Es una narrativa conveniente para los militares porque coloca toda la responsabilidad penal sobre los hombros del ex presidente, al tiempo que oculta el papel intelectual y orgánico de la institución militar y sus altos mandos jerárquicos en el proyecto golpista.
La disposición de Bolsonaro y de algunos militares como chivos expiatorios estaba en el horizonte de la planificación militar. Era sólo cuestión de tiempo y oportunidad. Y este momento ha llegado.
La probable condena y encarcelamiento de algunos de esos militares golpistas es un hecho sin precedentes en la vida republicana y tiene un enorme valor histórico.
Esto, aunque relevante, todavía es insuficiente para poner fin a la amenaza permanente que los militares representan para la democracia. Al crear un “poder moderador”, protegen la política e imponen lo que el poder civil debería –y puede– hacer.

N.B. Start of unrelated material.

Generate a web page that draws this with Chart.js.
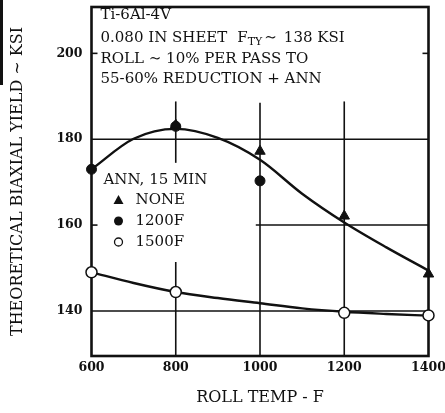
<!DOCTYPE html>
<html><head><meta charset="utf-8">
<script src="https://cdn.jsdelivr.net/npm/chart.js@4/dist/chart.umd.min.js"></script>
<style>html,body{margin:0;padding:0;background:#fff}canvas{display:block}</style>
</head><body>
<canvas id="c" width="445" height="413"></canvas>
<script>
// ---- data ----
const xTicks = [600, 800, 1000, 1200, 1400];
const yTicks = [140, 160, 180, 200];
const noneX = [800, 1000, 1200, 1400];
const noneY = [183.3, 177.2, 162.1, 148.6];
const f1200X = [600, 800, 1000];
const f1200Y = [173, 183, 170.3];
const f1500X = [600, 800, 1200, 1400];
const f1500Y = [149, 144.4, 139.55, 138.95];
const upperX = [600, 700, 800, 900, 1000, 1100, 1200, 1300, 1400];
const upperY = [173, 180.1, 182.4, 180.3, 175.2, 167.3, 160.6, 154.8, 149.4];
const lowerX = [600, 700, 800, 900, 1000, 1100, 1200, 1300, 1400];
const lowerY = [149, 146.5, 144.4, 143, 141.8, 140.6, 139.8, 139.3, 138.9];
const infoLines = ['Ti-6Al-4V', '0.080 IN SHEET', 'ROLL \u223C 10% PER PASS TO', '55-60% REDUCTION + ANN'];
const legendTitle = 'ANN, 15 MIN';
const legendLabels = ['NONE', '1200F', '1500F'];

const pts = (xs, ys) => xs.map((v, i) => ({x: v, y: ys[i]}));
const INK = '#111';
const SERIF = '"DejaVu Serif", "Liberation Serif", serif';

const decor = {
  id: 'decor',
  beforeDatasetsDraw(chart) {
    const {ctx, chartArea: a, scales: {x, y}} = chart;
    const X = v => x.getPixelForValue(v), Y = v => y.getPixelForValue(v);
    ctx.save();
    ctx.strokeStyle = INK;
    ctx.lineWidth = 1.6;
    const h = (v, x0, x1) => { ctx.beginPath(); ctx.moveTo(x0, Y(v)); ctx.lineTo(x1, Y(v)); ctx.stroke(); };
    const vl = (v, y0, y1) => { ctx.beginPath(); ctx.moveTo(X(v), Y(y0)); ctx.lineTo(X(v), Y(y1)); ctx.stroke(); };
    h(180, a.left, a.right);
    h(140, a.left, a.right);
    h(160, X(990), a.right);
    h(160, a.left, a.left + 6);
    h(200, a.left, a.left + 6);
    h(200, a.right - 6, a.right);
    vl(800, 188.8, 174.5);
    vl(800, 151.4, y.min);
    vl(1000, 188.5, y.min);
    vl(1200, 188.8, y.min);
    ctx.lineWidth = 2.6;
    ctx.strokeRect(a.left, a.top, a.right - a.left, a.bottom - a.top);
    ctx.fillStyle = INK;
    ctx.fillRect(0, 0, 3, 85);
    ctx.restore();
  },
  afterDraw(chart) {
    const {ctx, chartArea: a} = chart;
    ctx.save();
    ctx.fillStyle = INK;
    ctx.textBaseline = 'middle';
    ctx.textAlign = 'left';
    ctx.font = '15px ' + SERIF;
    const lx = a.left + 9;
    const ly = [15, 38, 59, 79];
    infoLines.forEach((t, i) => ctx.fillText(t, lx, ly[i]));
    // rest of line 2: F_TY ~ 138 KSI
    let px = lx + ctx.measureText(infoLines[1]).width + 10;
    ctx.fillText('F', px, ly[1]);
    px += ctx.measureText('F').width;
    ctx.font = '11px ' + SERIF;
    ctx.fillText('TY', px, ly[1] + 4);
    px += ctx.measureText('TY').width + 2;
    ctx.font = '15px ' + SERIF;
    ctx.fillText('\u223C', px, ly[1]);
    px += ctx.measureText('\u223C').width + 7;
    ctx.fillText('138 KSI', px, ly[1]);
    // legend
    ctx.fillText(legendTitle, a.left + 12, 180);
    const mx = a.left + 27, tx = a.left + 44;
    const rows = [200, 221, 242];
    legendLabels.forEach((t, i) => ctx.fillText(t, tx, rows[i]));
    // markers
    ctx.beginPath();
    ctx.moveTo(mx, rows[0] - 5); ctx.lineTo(mx + 5, rows[0] + 4); ctx.lineTo(mx - 5, rows[0] + 4); ctx.closePath();
    ctx.fill();
    ctx.beginPath(); ctx.arc(mx, rows[1], 4.5, 0, Math.PI * 2); ctx.fill();
    ctx.beginPath(); ctx.arc(mx, rows[2], 4, 0, Math.PI * 2);
    ctx.fillStyle = '#fff'; ctx.fill(); ctx.strokeStyle = INK; ctx.lineWidth = 1.3; ctx.stroke();
    ctx.restore();
  }
};

new Chart(document.getElementById('c'), {
  type: 'scatter',
  data: {
    datasets: [
      {label: 'NONE', data: pts(noneX, noneY), pointStyle: 'triangle', pointRadius: 6,
       backgroundColor: INK, borderColor: INK, borderWidth: 1, showLine: false, clip: false},
      {label: '1200F', data: pts(f1200X, f1200Y), pointStyle: 'circle', pointRadius: 5,
       backgroundColor: INK, borderColor: INK, borderWidth: 1, showLine: false, clip: false},
      {label: '1500F', data: pts(f1500X, f1500Y), pointStyle: 'circle', pointRadius: 5.5,
       backgroundColor: '#fff', borderColor: INK, borderWidth: 1.5, showLine: false, clip: false},
      {label: 'fit upper', data: pts(upperX, upperY), showLine: true, pointRadius: 0,
       borderColor: INK, borderWidth: 2.4, cubicInterpolationMode: 'monotone', fill: false},
      {label: 'fit lower', data: pts(lowerX, lowerY), showLine: true, pointRadius: 0,
       borderColor: INK, borderWidth: 2.4, cubicInterpolationMode: 'monotone', fill: false}
    ]
  },
  options: {
    responsive: false,
    animation: false,
    layout: {padding: {top: 5, right: 16.5, left: 0, bottom: 0}},
    plugins: {legend: {display: false}, tooltip: {enabled: false}},
    scales: {
      x: {
        type: 'linear', min: 600, max: 1400,
        afterBuildTicks: s => { s.ticks = xTicks.map(v => ({value: v})); },
        afterFit: s => { s.height = 57; s.paddingLeft = 0; s.paddingRight = 0; },
        grid: {display: false, drawTicks: false},
        border: {display: false},
        ticks: {padding: 4, autoSkip: false, maxRotation: 0, color: INK, callback: v => String(v),
                font: {family: SERIF, size: 12.5, weight: 'bold'}},
        title: {display: true, text: 'ROLL TEMP - F', color: INK, padding: {top: 0, bottom: 6},
                font: {family: SERIF, size: 16}}
      },
      y: {
        type: 'linear', min: 129.5, max: 210.8,
        afterBuildTicks: s => { s.ticks = yTicks.map(v => ({value: v})); },
        afterFit: s => { s.width = 91.5; s.paddingTop = 0; s.paddingBottom = 0; },
        grid: {display: false, drawTicks: false},
        border: {display: false},
        ticks: {padding: 9, color: INK, callback: v => String(v),
                font: {family: SERIF, size: 12.5, weight: 'bold'}},
        title: {display: true, text: 'THEORETICAL BIAXIAL YIELD ~ KSI', color: INK,
                padding: {top: 8.5, bottom: 0}, font: {family: SERIF, size: 16}}
      }
    }
  },
  plugins: [decor]
});
</script>
</body></html>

El poder de tutela de los militares no terminó con el fin de la dictadura. Ellos todavía están aquí, dando las cartas y mandando en el juego.
Al salir de la dictadura, impusieron la Ley de Amnistía para quedar impunes y aumentaron a seis años el mandato de Figueiredo, el último dictador. Garantizaron una transición conservadora y controlada, impidieron Diretas Jà e impusieron una elección indirecta para presidente en el Colegio Electoral.
En la Asamblea Constituyente impusieron la duda del artículo 142 de la Constitución que sirve de pretexto para la intervención militar.
Conspiraron con Temer para derrocar a Dilma y ordenaron al Superior Tribunal Federal que arrestara a Lula, despejando el camino para la elección de la fórmula militar Bolsonaro-Mourão.
Fracasados en el intento de golpe, eligieron como ministro de Defensa del gobierno Lula a un fiel representante de sus intereses.
Y ahora han establecido un cordón sanitario limitando las condenas solo a algunos golpistas, no a todos, incluidos miembros del Alto Mando, para liberar la responsabilidad institucional de las Fuerzas Armadas, especialmente del Ejército.
Nuestra democracia vive bajo la amenaza permanente de la intervención uniformada, al menos desde 1889, cuando nació la República mediante un golpe militar.
Como advierte el profesor Manuel Domingos Neto, mientras los militares no sean gobernados por quienes son elegidos por la soberanía popular, seguirán gobernando a quienes no los gobiernen.